Re: [PATCH 2/4] perf/x86: add support for PERF_SAMPLE_BRANCH_CALL
From: Ingo Molnar
Date: Tue Oct 13 2015 - 09:40:31 EST
* Stephane Eranian <eranian@xxxxxxxxxx> wrote:
> This patch enables the suport for the PERF_SAMPLE_BRANCH_CALL
> for Intel x86 processors. When the processor support LBR filtering
> this the selection is done in hardware. Otherwise, the filter is
> applied by software. Note that we chose to include zero length calls
> because they also represent calls.
>
> Signed-off-by: Stephane Eranian <eranian@xxxxxxxxxx>
> ---
> arch/x86/kernel/cpu/perf_event_intel_lbr.c | 4 ++++
> 1 file changed, 4 insertions(+)
>
> diff --git a/arch/x86/kernel/cpu/perf_event_intel_lbr.c b/arch/x86/kernel/cpu/perf_event_intel_lbr.c
> index ad0b8b0..bfd0b71 100644
> --- a/arch/x86/kernel/cpu/perf_event_intel_lbr.c
> +++ b/arch/x86/kernel/cpu/perf_event_intel_lbr.c
> @@ -555,6 +555,8 @@ static int intel_pmu_setup_sw_lbr_filter(struct perf_event *event)
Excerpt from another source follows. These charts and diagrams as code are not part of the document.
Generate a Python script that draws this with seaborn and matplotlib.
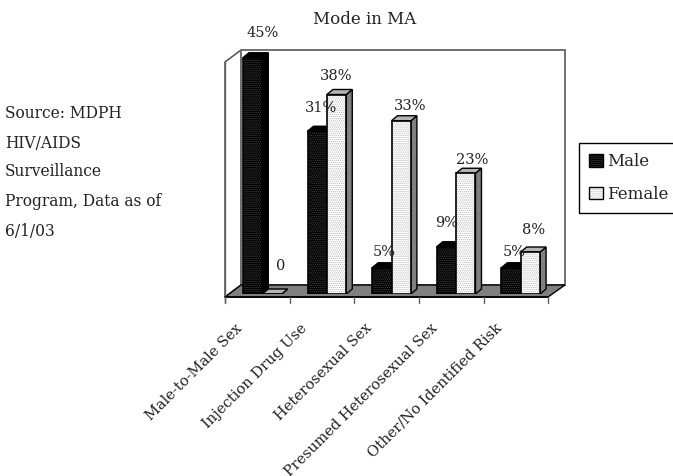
import matplotlib
matplotlib.use('Agg')
import matplotlib.pyplot as plt
import seaborn as sns
import pandas as pd
from matplotlib.patches import Patch, Polygon, Rectangle
from matplotlib.legend_handler import HandlerTuple

categories = ['Male-to-Male Sex', 'Injection Drug Use', 'Heterosexual Sex',
              'Presumed Heterosexual Sex', 'Other/No Identified Risk']
male_values = [45, 31, 5, 9, 5]
female_values = [0, 38, 33, 23, 8]
male_labels = ['45%', '31%', '5%', '9%', '5%']
female_labels = ['0', '38%', '33%', '23%', '8%']
series_names = ['Male', 'Female']
source_lines = ['Source: MDPH', 'HIV/AIDS', 'Surveillance', 'Program, Data as of', '6/1/03']
chart_title = 'Mode in MA'

W, H = 673, 476
DEPTH_X, DEPTH_Y = 6, 5   # fake 3D depth of each bar, in pixels
FONT = 'DejaVu Serif'
TEXT_COLOR = '#222222'

sns.set_theme(style='white')
plt.rcParams['font.family'] = [FONT, 'DejaVu Sans']
plt.rcParams['hatch.linewidth'] = 0.6

df = pd.DataFrame({
    'category': categories * 2,
    'series': [series_names[0]] * 5 + [series_names[1]] * 5,
    'value': male_values + female_values,
})

fig = plt.figure(figsize=(W / 100, H / 100), dpi=100, facecolor='white')

# overlay in pixel units for the box frame of the chart
bg = fig.add_axes([0, 0, 1, 1], zorder=0)
bg.set_xlim(0, W)
bg.set_ylim(H, 0)
bg.axis('off')
bg.add_patch(Polygon([(225, 62), (241, 50), (241, 285), (225, 297)], fc='white', ec='#505050', lw=1.1))
bg.add_patch(Polygon([(241, 50), (565, 50), (565, 285), (241, 285)], fc='white', ec='#707070', lw=1.4))
bg.add_patch(Polygon([(225, 297), (241, 285), (565, 285), (548, 297)], fc='#808080', ec='black', lw=1))
bg.plot([225, 225], [62, 303], color='#606060', lw=1)
bg.plot([225, 548], [297, 297], color='black', lw=1.2)
for tx in [225, 290, 354, 419, 484, 548]:
    bg.plot([tx, tx], [297, 303], color='#606060', lw=1)

# bars: 5 px right of the front axis, baseline at y=294, 5.25 px per percent
ax = fig.add_axes([230 / W, (H - 294) / H, 323 / W, 262.5 / H], zorder=1)
ax.patch.set_visible(False)
sns.barplot(data=df, x='category', y='value', hue='series', order=categories,
            hue_order=series_names, palette=['black', 'white'], width=0.6, gap=0,
            legend=False, ax=ax)
ax.set_ylim(0, 50)
ax.set_xlim(-0.5, 4.5)
ax.axis('off')

px_x = 5 / 323
px_y = 50 / 262.5
n = len(categories)
bars = list(ax.patches[:2 * n])
for i, bar in enumerate(bars):
    is_male = i < n
    x0, w, h = bar.get_x(), bar.get_width(), bar.get_height()
    dx, dy = DEPTH_X * px_x, DEPTH_Y * px_y
    z = 3 + i % n * 2 + (0 if is_male else 1)
    bar.set_zorder(z)
    bar.set_linewidth(0)
    bar.set_edgecolor('#444444' if is_male else '#b8b8b8')
    bar.set_hatch('.' * 8)
    ax.add_patch(Rectangle((x0, 0), w, h, fc='none', ec='black', lw=1.2, zorder=z + 0.2))
    ax.add_patch(Polygon([(x0 + w, 0), (x0 + w + dx, dy), (x0 + w + dx, h + dy), (x0 + w, h)],
                         fc='black' if is_male else '#808080', ec='black', lw=1, zorder=z - 0.1))
    ax.add_patch(Polygon([(x0, h), (x0 + dx, h + dy), (x0 + w + dx, h + dy), (x0 + w, h)],
                         fc='black' if is_male else '#b4b4b4', ec='black', lw=1, zorder=z - 0.1))

fs = 10.5
# label nudges in pixels from each bar's top centre, they are uneven in the original
label_nudges = [(10, 25), (4, 23), (2, 16), (0, 24), (3, 16),
                (9, 28), (0, 18), (9, 15), (6, 13), (3, 22)]
all_labels = male_labels + female_labels
for bar, text, nudge in zip(bars, all_labels, label_nudges):
    ax.annotate(text, (bar.get_x() + bar.get_width() / 2, bar.get_height()), xytext=nudge,
                textcoords='offset pixels', ha='center', va='center', fontsize=fs,
                color=TEXT_COLOR, zorder=30)

# category labels hang off the front axis ticks
for i, name in enumerate(categories):
    fig.text((235 + i * 65) / W, (H - 321) / H, name, rotation=45, rotation_mode='anchor',
             ha='right', va='top', fontsize=fs, color=TEXT_COLOR)

fig.text(365 / W, 1 - 20 / H, chart_title, ha='center', va='center', fontsize=12, color=TEXT_COLOR)
for line, yy in zip(source_lines, [114, 143, 172, 202, 231]):
    fig.text(5 / W, 1 - yy / H, line, ha='left', va='center', fontsize=11.2, color=TEXT_COLOR)

colors = {'Male': ('black', '#444444'), 'Female': ('white', '#b8b8b8')}
handles = []
for name in series_names:
    fc, dot = colors[name]
    handles.append((Patch(fc=fc, ec=dot, lw=0, hatch='.' * 8), Patch(fc='none', ec='black', lw=1)))
leg = fig.legend(handles, series_names, handler_map={tuple: HandlerTuple(ndivide=1, pad=0)},
                 loc='upper left', bbox_to_anchor=(579 / W, 1 - 143 / H), borderaxespad=0,
                 frameon=True, fancybox=False, edgecolor='black', framealpha=1, fontsize=12,
                 handlelength=0.84, handleheight=0.8, handletextpad=0.25, labelspacing=0.95,
                 borderpad=0.6, labelcolor=TEXT_COLOR)
leg.get_frame().set_linewidth(1)

fig.savefig('out.png', dpi=100)
plt.close(fig)
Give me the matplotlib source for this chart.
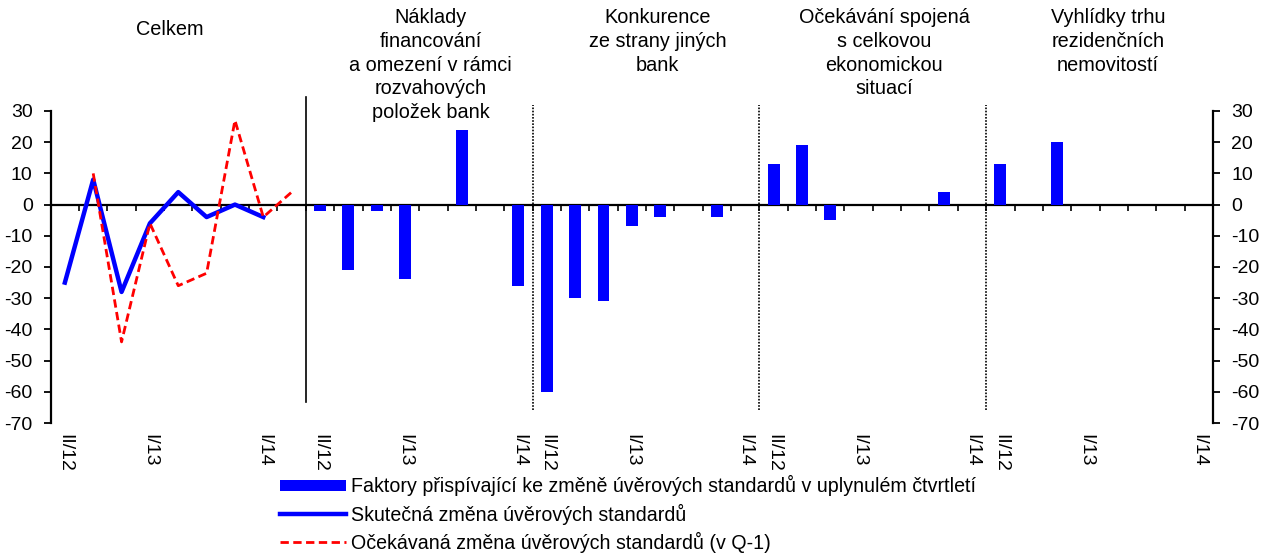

> if (br_type & PERF_SAMPLE_BRANCH_IND_JUMP)
> mask |= X86_BR_IND_JMP;
>
> + if (br_type & PERF_SAMPLE_BRANCH_CALL)
> + mask |= X86_BR_CALL | X86_BR_ZERO_CALL;
I'm wondering how frequent zero-length calls are. If they still occur in typical
user-space, would it make sense to also have a separate branch sampling type for
zero length calls?
Intel documents zero length calls as ones that (ab-)use the call instruction to
push the current IP on the stack:
call next_addr
next_addr:
pop %reg
which can take over 10 cycles on certain microarchitectures (and it unbalances
whatever call stack tracking/caching the CPU does as well).
So it might make sense to analyze them separately. I guess that's the reason why
Intel added a separate flag for them in the PMU.